They began to do things like decorating their bullocks’ carts with silver. It also prompted them to cultivate other cash crops like indigo and tobacco. With the world wars and the advent of trains, buses and bicycles, villagers were further drawn into wider setup. Of course, it was never adequate or satisfactory but they became part of the network. Migration for better jobs and wages has in fact become an integral part of rural life during the last four decades.
There is seasonal migration from the more isolated villages in Bihar, Orissa and Uttar Pradesh during the harvesting season and also from dry to fertile areas. A familiar sight in Punjab is that of landowners or their agents waiting for trains from the states to pick up labour who are herded into trucks and taken away. They get higher wages than they would at home. The reach of urban influences through radio and television has been significant. Rich farmers had been enthused into experimenting with gobar gas and solar energy and investing in to two wheelers and marutis. The old system of gram payment is dying out. Contractual labour means cash payments so old relationship are fading out as are old professions. Potters and barbers have given way to plastics, cooking oil sachets and shaving creams.
The green revolution beginning with the cultivation of hybrid wheat in Punjab in the late 60’s is significant. Wheat production went up from 50 million tones to 200 millions tones. More important was the inputs farmers got in terms of water, fertilizers, seeds and the advice of agricultural scientists to grow other crops like inferior cereals, cotton, tobacco and vegetables. This has enabled big farmers to make a great deal of money, in fact they need to be taxed. But the small farmers continue to suffer. Traditional practices and knowledge have become outdated and they have no access to bank credits, driving many of them to suicide even in Punjab, the administration and the bureaucracy must ensure that poor farmers have access to crop insurance, easy credit and extension services. More important, officials must treat them properly.
Yes our villages are dying with more and more people becoming educated and literate the demand for white and brown collard jobs are going up. And they in turn become models. Yes the people are no longer submissive and there is feeling of self worth and dignity. They can’t be pushed around.
So we have to develop a style for dealing with people. Failing to do so could result in clashes in the more progressive parts of the country. Not a blood revolution but a bleeding revolution. This is already evident in various parts of the country where poorer sectors of society are being organized into a Maoist and Naxalities. This will only increase. It is a process that calls for radical solutions that will spare the lower class from ill-treatment from the upper class.
Perhaps the answer lies in destroying and rebuilding our villages where wards and streets are not based on caste. There are more than 60,000 villages. Many have population of less than 500.
We should rebuild them so the caste is not the criteria. The upper castes could even be given incentives for staying close to the lower caste. Our population is also growing but we must envisage a situation written it will decline and become static. This will happen when we fight poverty by providing education, health and sanitation and encourage the empowerment of villages.

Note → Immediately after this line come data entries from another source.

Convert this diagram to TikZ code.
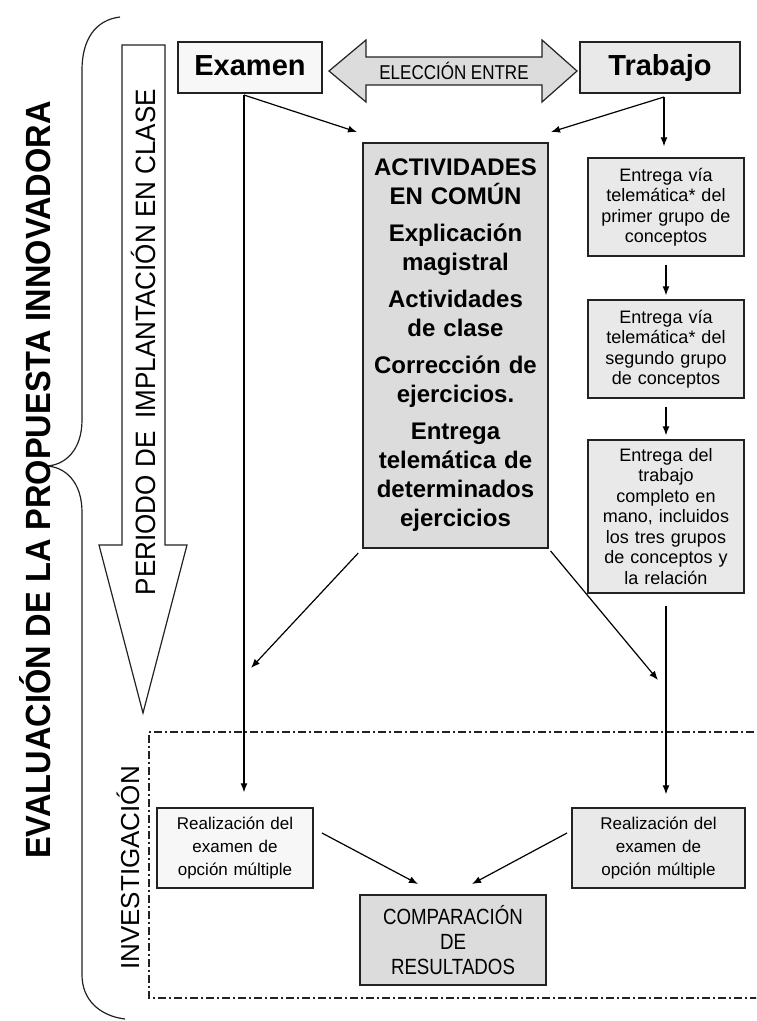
\documentclass[tikz,border=0pt]{standalone}
\usepackage{fontspec}
\setmainfont{Liberation Sans}
\newfontfamily\narrowfont[FakeStretch=0.85]{Liberation Sans}
\newfontfamily\condfont[FakeStretch=0.93]{Liberation Sans}
\usetikzlibrary{arrows.meta}
\definecolor{fillA}{HTML}{F7F7F7}
\definecolor{fillB}{HTML}{E9E9E9}
\definecolor{fillC}{HTML}{DCDCDC}
\definecolor{edge}{HTML}{222222}
\tikzset{
  box/.style={draw=edge, line width=1.4pt, inner sep=0pt, align=center},
  conn/.style={draw=black, line width=1.2pt, -{Latex[length=9pt,width=7pt]}},
  smalltxt/.style={font=\fontsize{18}{20.5}\selectfont},
  restxt/.style={font=\fontsize{17}{23}\selectfont},
  bigtitle/.style={font=\fontsize{29}{34}\selectfont\bfseries, text height=21pt, text depth=6pt},
  dashdotline/.style={draw=edge, line width=1.2pt, dash pattern=on 8pt off 3pt on 2pt off 3pt}
}
\begin{document}
\begin{tikzpicture}[x=1pt,y=-1pt]
\useasboundingbox (0,0) rectangle (756,1021);
\clip (0,0) rectangle (756,1021);
\fill[white] (0,0) rectangle (756,1021);

% brace
\draw[edge, line width=1.2pt] (120,17) .. controls (95,20) and (82,40) .. (82,70) -- (82,420)
  .. controls (82,450) and (65,466) .. (45,466)
  .. controls (65,466) and (82,482) .. (82,512) -- (82,975)
  .. controls (82,1000) and (100,1016) .. (125,1019);
\node[rotate=90, font=\condfont\fontsize{35}{38}\selectfont\bfseries] (ev) at (35,480) {EVALUACIÓN DE LA PROPUESTA INNOVADORA};

% big down arrow
\draw[edge, line width=1.2pt, fill=white] (122,45) -- (165,45) -- (165,545) -- (187,545) -- (143,713) -- (99,545) -- (122,545) -- cycle;
\node[rotate=90, font=\condfont\fontsize{28}{32}\selectfont] (per) at (143,342) {PERIODO DE\hspace{6pt} IMPLANTACIÓN EN CLASE};

% investigation frame
\draw[dashdotline] (770,732) -- (149,732) -- (149,998) -- (770,998);
\node[rotate=90, font=\fontsize{26}{30}\selectfont] (inv) at (128,868) {INVESTIGACIÓN};

% top boxes
\node[box, fill=fillA, minimum width=144pt, minimum height=51pt, bigtitle] (ex) at (250,67.5) {Examen};
\node[box, fill=fillB, minimum width=160pt, minimum height=51pt, bigtitle] (tr) at (660,67.5) {Trabajo};

% double arrow
\draw[edge, line width=1.2pt, fill=fillC] (329,71) -- (366,40) -- (366,57) -- (542,57) -- (542,40) -- (577,71)
  -- (542,102) -- (542,85) -- (366,85) -- (366,102) -- cycle;
\node[font=\narrowfont\fontsize{20}{22}\selectfont] (el) at (454,71) {ELECCIÓN ENTRE};

% central box
\node[box, fill=fillC, minimum width=185pt, minimum height=405pt, text width=180pt,
      font=\fontsize{24}{29}\selectfont\bfseries] (act) at (455.5,345.5)
  {ACTIVIDADES\\EN COMÚN\\[8pt]Explicación\\magistral\\[8pt]Actividades\\de clase\\[8pt]Corrección de\\ejercicios.\\[8pt]Entrega\\telemática de\\determinados\\ejercicios};

% right column
\node[box, fill=fillB, minimum width=156pt, minimum height=98pt, text width=150pt, smalltxt] (b1) at (666,207)
  {Entrega vía\\telemática* del\\primer grupo de\\conceptos};
\node[box, fill=fillB, minimum width=156pt, minimum height=98pt, text width=150pt, smalltxt] (b2) at (666,349)
  {Entrega vía\\telemática* del\\segundo grupo\\de conceptos};
\node[box, fill=fillB, minimum width=156pt, minimum height=153pt, text width=150pt, smalltxt] (b3) at (666,516.5)
  {Entrega del\\trabajo\\completo en\\mano, incluidos\\los tres grupos\\de conceptos y\\la relación};

% results
\node[box, fill=fillA, minimum width=156pt, minimum height=80pt, text width=150pt, restxt] (r1) at (235,848)
  {Realización del\\examen de\\opción múltiple};
\node[box, fill=fillB, minimum width=173pt, minimum height=80pt, text width=168pt, restxt] (r2) at (658.5,848)
  {Realización del\\examen de\\opción múltiple};
\node[box, fill=fillC, minimum width=186pt, minimum height=90pt, text width=180pt,
      font=\narrowfont\fontsize{22}{25}\selectfont] (comp) at (453,940)
  {COMPARACIÓN\\DE\\RESULTADOS};

% connector coordinates
\coordinate (exs) at (244,95);
\coordinate (trs) at (664,97);
\coordinate (actin1) at (357,132);
\coordinate (actin2) at (551,132);
\coordinate (al) at (251,668);
\coordinate (ar) at (658,680);
\coordinate (r1o) at (322,833);
\coordinate (r2o) at (567,833);
\coordinate (c1) at (418,884);
\coordinate (c2) at (472,884);

% connectors
\draw[conn] (exs) -- (actin1);
\draw[conn, shorten >=15pt] (exs) -- (exs |- r1.north);
\draw[conn] (trs) -- (actin2);
\draw[conn, shorten >=11pt] (trs) -- (trs |- b1.north);
\draw[conn, shorten <=8pt, shorten >=4pt] (b1.south) -- (b2.north);
\draw[conn, shorten <=8pt, shorten >=4pt] (b2.south) -- (b3.north);
\draw[conn, shorten <=12pt, shorten >=13pt] (b3.south) -- (b3.south |- r2.north);
\draw[conn, shorten <=6pt] (act.south west) -- (al);
\draw[conn, shorten <=3pt] (act.south east) -- (ar);
\draw[conn] (r1o) -- (c1);
\draw[conn] (r2o) -- (c2);
\end{tikzpicture}
\end{document}
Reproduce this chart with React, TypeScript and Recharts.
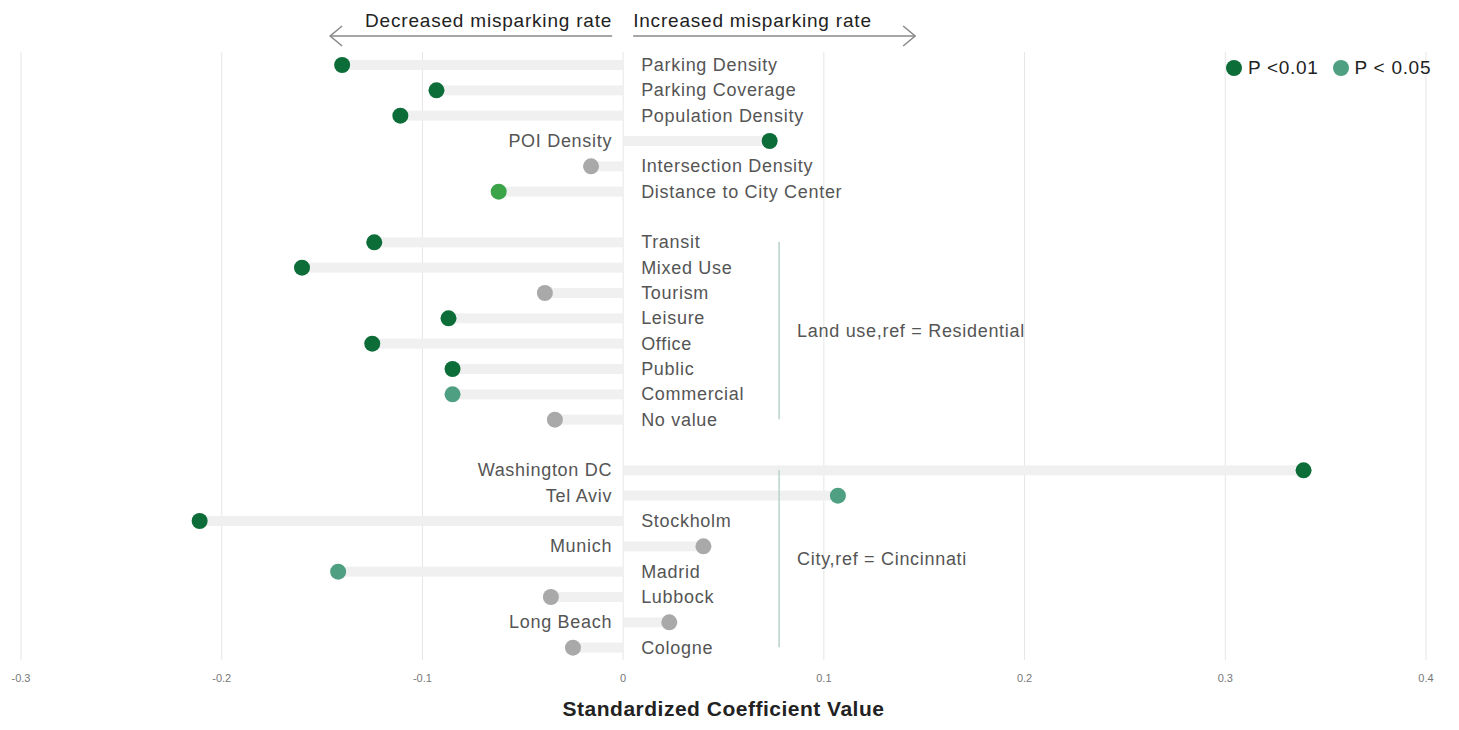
import { ComposedChart, Bar, XAxis, YAxis, CartesianGrid, ReferenceLine, Legend } from "recharts";

// rows top to bottom; "gap" rows are the blank separators between groups
const categories = [
  "Parking Density",
  "Parking Coverage",
  "Population Density",
  "POI Density",
  "Intersection Density",
  "Distance to City Center",
  "gap1",
  "Transit",
  "Mixed Use",
  "Tourism",
  "Leisure",
  "Office",
  "Public",
  "Commercial",
  "No value",
  "gap2",
  "Washington DC",
  "Tel Aviv",
  "Stockholm",
  "Munich",
  "Madrid",
  "Lubbock",
  "Long Beach",
  "Cologne",
];

const coefficients: (number | null)[] = [
  -0.14, -0.093, -0.111, 0.073, -0.016, -0.062,
  null,
  -0.124, -0.16, -0.039, -0.087, -0.125, -0.085, -0.085, -0.034,
  null,
  0.339, 0.107, -0.211, 0.04, -0.142, -0.036, 0.023, -0.025,
];

const significance = [
  "p01", "p01", "p01", "p01", "ns", "p05b",
  "",
  "p01", "p01", "ns", "p01", "p01", "p01", "p05", "ns",
  "",
  "p01", "p05", "p01", "ns", "p05", "ns", "ns", "ns",
];

const xTicks = [-0.3, -0.2, -0.1, 0, 0.1, 0.2, 0.3, 0.4];
const xDomain = [-0.3, 0.4];

const legendItems = [
  { label: "P <0.01", key: "p01" },
  { label: "P < 0.05", key: "p05" },
];

const colors: Record<string, string> = {
  p01: "#0c6d38",
  p05: "#4f9f82",
  p05b: "#3ba449",
  ns: "#a9a9a9",
};

const data = categories.map((name, i) => ({
  name,
  value: coefficients[i],
  sig: significance[i],
}));

const W = 1451;
const H = 714;
const margin = { top: 44, right: 33, bottom: 0, left: 13 };
const plotW = W - margin.left - margin.right;
const zeroX = margin.left + (plotW * (0 - xDomain[0])) / (xDomain[1] - xDomain[0]);

const LollipopShape = (props: any) => {
  const { x, y, width, height, payload } = props;
  if (payload == null || payload.value == null) return null;
  const v = payload.value as number;
  const a = x;
  const b = x + width;
  const left = Math.min(a, b);
  const right = Math.max(a, b);
  const cy = y + height / 2;
  const end = v < 0 ? left : right;
  const zero = v < 0 ? right : left;
  const labelRight = v < 0;
  return (
    <g>
      <rect x={left} y={cy - 5} width={right - left} height={10} fill="#f0f0f0" />
      <circle cx={end} cy={cy} r={8} fill={colors[payload.sig]} />
      <text
        x={labelRight ? zero + 18 : zero - 11}
        y={cy}
        dominantBaseline="central"
        textAnchor={labelRight ? "start" : "end"}
        fontSize={18}
        letterSpacing={0.7}
        fill="#555"
      >
        {payload.name}
      </text>
    </g>
  );
};

const renderLegend = () => (
  <div style={{ display: "flex", alignItems: "center", fontSize: 19, letterSpacing: 0.7, color: "#222" }}>
    {legendItems.map((it) => (
      <div key={it.key} style={{ display: "flex", alignItems: "center", marginRight: 14, whiteSpace: "pre" }}>
        <span
          style={{
            width: 16,
            height: 16,
            borderRadius: 8,
            background: colors[it.key],
            display: "inline-block",
            marginRight: 6,
          }}
        />
        {it.label}
      </div>
    ))}
  </div>
);

export default function App() {
  return (
    <div style={{ position: "relative", width: W, height: H, fontFamily: "'Liberation Sans', Arial, sans-serif" }}>
      <ComposedChart width={W} height={H} data={data} layout="vertical" margin={margin}>
        <CartesianGrid horizontal={false} stroke="#e6e6e6" />
        <XAxis
          type="number"
          domain={xDomain}
          ticks={xTicks}
          height={62}
          tickLine={false}
          axisLine={false}
          tickSize={0}
          tickMargin={14}
          tick={{ fontSize: 11, fill: "#777" }}
          label={{
            value: "Standardized Coefficient Value",
            position: "insideBottom",
            offset: 6,
            fontSize: 21,
            letterSpacing: 0.5,
            fontWeight: "bold",
            fill: "#222",
          }}
        />
        <YAxis type="category" dataKey="name" hide />
        <Legend
          layout="horizontal"
          verticalAlign="middle"
          align="center"
          content={renderLegend}
          wrapperStyle={{ top: 49, left: 1218, width: 240 }}
        />
        <Bar dataKey="value" barSize={10} shape={LollipopShape} isAnimationActive={false} />
        <ReferenceLine
          segment={[
            { x: 0.0777, y: "Transit" },
            { x: 0.0777, y: "No value" },
          ]}
          stroke="#b9d2ca"
          strokeWidth={1.5}
          label={{
            value: "Land use,ref = Residential",
            position: "right",
            offset: 18,
            fontSize: 18,
            letterSpacing: 0.7,
            fill: "#555",
          }}
        />
        <ReferenceLine
          segment={[
            { x: 0.0777, y: "Washington DC" },
            { x: 0.0777, y: "Cologne" },
          ]}
          stroke="#b9d2ca"
          strokeWidth={1.5}
          label={{
            value: "City,ref = Cincinnati",
            position: "right",
            offset: 18,
            fontSize: 18,
            letterSpacing: 0.7,
            fill: "#555",
          }}
        />
      </ComposedChart>
      <svg width={W} height={50} style={{ position: "absolute", left: 0, top: 0, pointerEvents: "none" }}>
        <text x={zeroX - 11} y={12} textAnchor="end" dominantBaseline="central" fontSize={19} letterSpacing={0.8} fill="#222">
          Decreased misparking rate
        </text>
        <text x={zeroX + 10} y={12} textAnchor="start" dominantBaseline="central" fontSize={19} letterSpacing={0.8} fill="#222">
          Increased misparking rate
        </text>
        <g stroke="#888" strokeWidth={1.5} fill="none">
          <line x1={zeroX - 293} y1={28} x2={zeroX - 11} y2={28} />
          <polyline points={`${zeroX - 281},18 ${zeroX - 293},28 ${zeroX - 281},38`} />
          <line x1={zeroX + 10} y1={28} x2={zeroX + 292} y2={28} />
          <polyline points={`${zeroX + 280},18 ${zeroX + 292},28 ${zeroX + 280},38`} />
        </g>
      </svg>
    </div>
  );
}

Commercial crops, horticulture, vineyards, floriculture and other labour intensive crops should be encouraged as also the white revolution and greening of land. Starting the next five years we should restart rebuilding villages in every taluks and district. Panchayat Raj must be encouraged and villages should be made responsible for bringing about changes. In 1981, 24.5 per cent of population was urban and soon it may rise to 30% but the chances of villages giving way to urban landscape are remote.